** BEGIN **
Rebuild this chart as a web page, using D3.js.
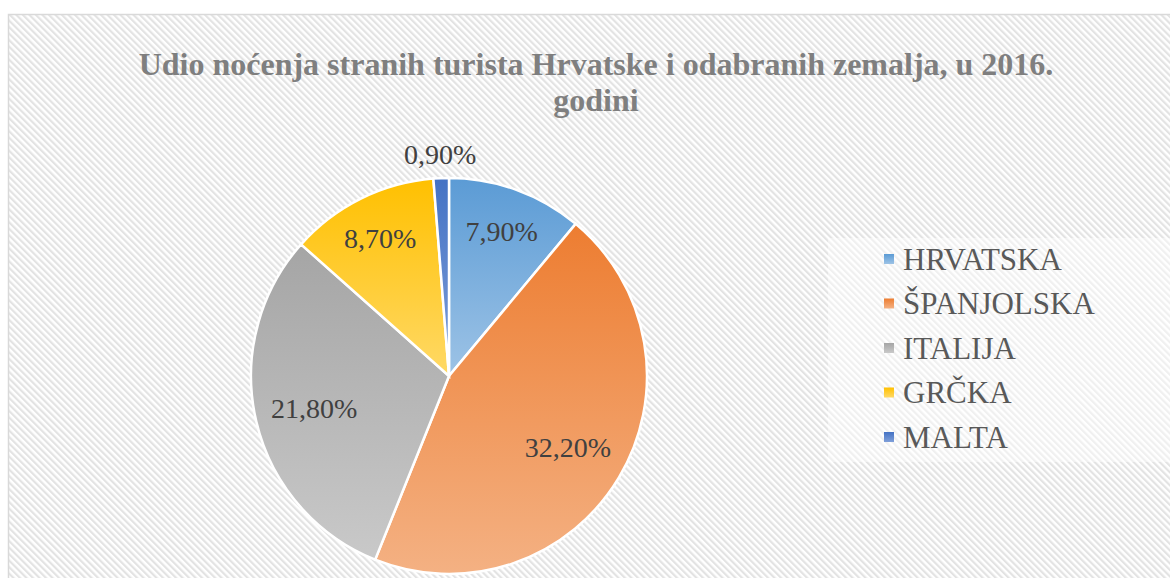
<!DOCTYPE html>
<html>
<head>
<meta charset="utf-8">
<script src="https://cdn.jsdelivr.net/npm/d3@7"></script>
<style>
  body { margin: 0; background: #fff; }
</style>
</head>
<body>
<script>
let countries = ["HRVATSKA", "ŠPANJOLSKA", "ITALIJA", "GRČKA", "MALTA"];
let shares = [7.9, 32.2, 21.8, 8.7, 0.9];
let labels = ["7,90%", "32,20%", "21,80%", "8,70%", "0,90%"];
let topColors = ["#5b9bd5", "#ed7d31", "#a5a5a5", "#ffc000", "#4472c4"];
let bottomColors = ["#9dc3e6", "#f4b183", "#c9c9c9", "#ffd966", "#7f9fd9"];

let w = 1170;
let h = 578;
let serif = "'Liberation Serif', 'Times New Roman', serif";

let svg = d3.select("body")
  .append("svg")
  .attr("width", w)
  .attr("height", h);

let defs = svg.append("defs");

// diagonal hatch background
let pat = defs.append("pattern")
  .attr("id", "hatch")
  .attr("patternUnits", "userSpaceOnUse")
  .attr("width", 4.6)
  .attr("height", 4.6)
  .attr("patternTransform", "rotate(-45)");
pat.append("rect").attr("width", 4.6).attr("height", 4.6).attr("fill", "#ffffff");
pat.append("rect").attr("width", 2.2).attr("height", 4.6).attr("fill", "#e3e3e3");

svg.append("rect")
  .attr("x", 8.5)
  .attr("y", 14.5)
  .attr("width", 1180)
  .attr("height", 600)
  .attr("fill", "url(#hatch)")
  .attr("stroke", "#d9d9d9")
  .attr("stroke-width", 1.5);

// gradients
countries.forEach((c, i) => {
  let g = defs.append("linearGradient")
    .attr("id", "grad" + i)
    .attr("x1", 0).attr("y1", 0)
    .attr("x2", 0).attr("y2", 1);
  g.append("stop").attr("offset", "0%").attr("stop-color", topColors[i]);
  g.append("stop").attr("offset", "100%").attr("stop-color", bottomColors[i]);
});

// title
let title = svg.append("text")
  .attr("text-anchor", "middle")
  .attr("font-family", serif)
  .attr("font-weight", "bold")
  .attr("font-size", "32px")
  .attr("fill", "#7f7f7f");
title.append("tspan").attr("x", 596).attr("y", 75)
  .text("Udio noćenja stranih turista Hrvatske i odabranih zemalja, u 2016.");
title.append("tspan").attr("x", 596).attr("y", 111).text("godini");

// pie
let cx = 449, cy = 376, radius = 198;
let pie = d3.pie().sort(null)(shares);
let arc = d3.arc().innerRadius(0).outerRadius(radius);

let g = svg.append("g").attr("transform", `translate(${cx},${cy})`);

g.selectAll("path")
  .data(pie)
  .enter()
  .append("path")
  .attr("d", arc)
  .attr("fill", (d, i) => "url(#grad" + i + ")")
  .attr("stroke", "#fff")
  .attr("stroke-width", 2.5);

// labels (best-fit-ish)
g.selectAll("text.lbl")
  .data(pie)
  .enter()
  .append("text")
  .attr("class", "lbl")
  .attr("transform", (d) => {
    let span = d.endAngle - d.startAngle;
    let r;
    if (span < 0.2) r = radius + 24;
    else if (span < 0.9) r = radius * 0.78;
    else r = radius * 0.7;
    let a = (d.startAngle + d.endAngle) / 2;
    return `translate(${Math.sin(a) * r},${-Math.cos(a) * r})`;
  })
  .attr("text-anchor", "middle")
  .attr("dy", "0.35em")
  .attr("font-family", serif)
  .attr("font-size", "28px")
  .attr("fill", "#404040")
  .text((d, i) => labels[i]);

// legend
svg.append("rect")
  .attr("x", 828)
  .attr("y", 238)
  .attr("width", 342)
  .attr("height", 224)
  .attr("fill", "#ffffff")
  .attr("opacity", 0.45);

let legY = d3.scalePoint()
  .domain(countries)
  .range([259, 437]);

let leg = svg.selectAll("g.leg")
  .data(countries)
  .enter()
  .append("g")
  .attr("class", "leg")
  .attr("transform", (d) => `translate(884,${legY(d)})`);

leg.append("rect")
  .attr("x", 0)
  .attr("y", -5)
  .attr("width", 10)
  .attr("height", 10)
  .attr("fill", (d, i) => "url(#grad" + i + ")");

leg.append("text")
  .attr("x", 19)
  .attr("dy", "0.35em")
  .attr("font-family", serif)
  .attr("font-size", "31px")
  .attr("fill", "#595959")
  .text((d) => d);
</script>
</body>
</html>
** END **
### GOAL:
Every line of the data should be copied as it stands, without the images.

### PROBLEM SOLUTION:
Rebuild this chart as a web page, using D3.js.
<!DOCTYPE html>
<html>
<head>
<meta charset="utf-8">
<script src="https://cdn.jsdelivr.net/npm/d3@7"></script>
<style>
  body { margin: 0; background: #fff; }
</style>
</head>
<body>
<script>
let countries = ["HRVATSKA", "ŠPANJOLSKA", "ITALIJA", "GRČKA", "MALTA"];
let shares = [7.9, 32.2, 21.8, 8.7, 0.9];
let labels = ["7,90%", "32,20%", "21,80%", "8,70%", "0,90%"];
let topColors = ["#5b9bd5", "#ed7d31", "#a5a5a5", "#ffc000", "#4472c4"];
let bottomColors = ["#9dc3e6", "#f4b183", "#c9c9c9", "#ffd966", "#7f9fd9"];

let w = 1170;
let h = 578;
let serif = "'Liberation Serif', 'Times New Roman', serif";

let svg = d3.select("body")
  .append("svg")
  .attr("width", w)
  .attr("height", h);

let defs = svg.append("defs");

// diagonal hatch background
let pat = defs.append("pattern")
  .attr("id", "hatch")
  .attr("patternUnits", "userSpaceOnUse")
  .attr("width", 4.6)
  .attr("height", 4.6)
  .attr("patternTransform", "rotate(-45)");
pat.append("rect").attr("width", 4.6).attr("height", 4.6).attr("fill", "#ffffff");
pat.append("rect").attr("width", 2.2).attr("height", 4.6).attr("fill", "#e3e3e3");

svg.append("rect")
  .attr("x", 8.5)
  .attr("y", 14.5)
  .attr("width", 1180)
  .attr("height", 600)
  .attr("fill", "url(#hatch)")
  .attr("stroke", "#d9d9d9")
  .attr("stroke-width", 1.5);

// gradients
countries.forEach((c, i) => {
  let g = defs.append("linearGradient")
    .attr("id", "grad" + i)
    .attr("x1", 0).attr("y1", 0)
    .attr("x2", 0).attr("y2", 1);
  g.append("stop").attr("offset", "0%").attr("stop-color", topColors[i]);
  g.append("stop").attr("offset", "100%").attr("stop-color", bottomColors[i]);
});

// title
let title = svg.append("text")
  .attr("text-anchor", "middle")
  .attr("font-family", serif)
  .attr("font-weight", "bold")
  .attr("font-size", "32px")
  .attr("fill", "#7f7f7f");
title.append("tspan").attr("x", 596).attr("y", 75)
  .text("Udio noćenja stranih turista Hrvatske i odabranih zemalja, u 2016.");
title.append("tspan").attr("x", 596).attr("y", 111).text("godini");

// pie
let cx = 449, cy = 376, radius = 198;
let pie = d3.pie().sort(null)(shares);
let arc = d3.arc().innerRadius(0).outerRadius(radius);

let g = svg.append("g").attr("transform", `translate(${cx},${cy})`);

g.selectAll("path")
  .data(pie)
  .enter()
  .append("path")
  .attr("d", arc)
  .attr("fill", (d, i) => "url(#grad" + i + ")")
  .attr("stroke", "#fff")
  .attr("stroke-width", 2.5);

// labels (best-fit-ish)
g.selectAll("text.lbl")
  .data(pie)
  .enter()
  .append("text")
  .attr("class", "lbl")
  .attr("transform", (d) => {
    let span = d.endAngle - d.startAngle;
    let r;
    if (span < 0.2) r = radius + 24;
    else if (span < 0.9) r = radius * 0.78;
    else r = radius * 0.7;
    let a = (d.startAngle + d.endAngle) / 2;
    return `translate(${Math.sin(a) * r},${-Math.cos(a) * r})`;
  })
  .attr("text-anchor", "middle")
  .attr("dy", "0.35em")
  .attr("font-family", serif)
  .attr("font-size", "28px")
  .attr("fill", "#404040")
  .text((d, i) => labels[i]);

// legend
svg.append("rect")
  .attr("x", 828)
  .attr("y", 238)
  .attr("width", 342)
  .attr("height", 224)
  .attr("fill", "#ffffff")
  .attr("opacity", 0.45);

let legY = d3.scalePoint()
  .domain(countries)
  .range([259, 437]);

let leg = svg.selectAll("g.leg")
  .data(countries)
  .enter()
  .append("g")
  .attr("class", "leg")
  .attr("transform", (d) => `translate(884,${legY(d)})`);

leg.append("rect")
  .attr("x", 0)
  .attr("y", -5)
  .attr("width", 10)
  .attr("height", 10)
  .attr("fill", (d, i) => "url(#grad" + i + ")");

leg.append("text")
  .attr("x", 19)
  .attr("dy", "0.35em")
  .attr("font-family", serif)
  .attr("font-size", "31px")
  .attr("fill", "#595959")
  .text((d) => d);
</script>
</body>
</html>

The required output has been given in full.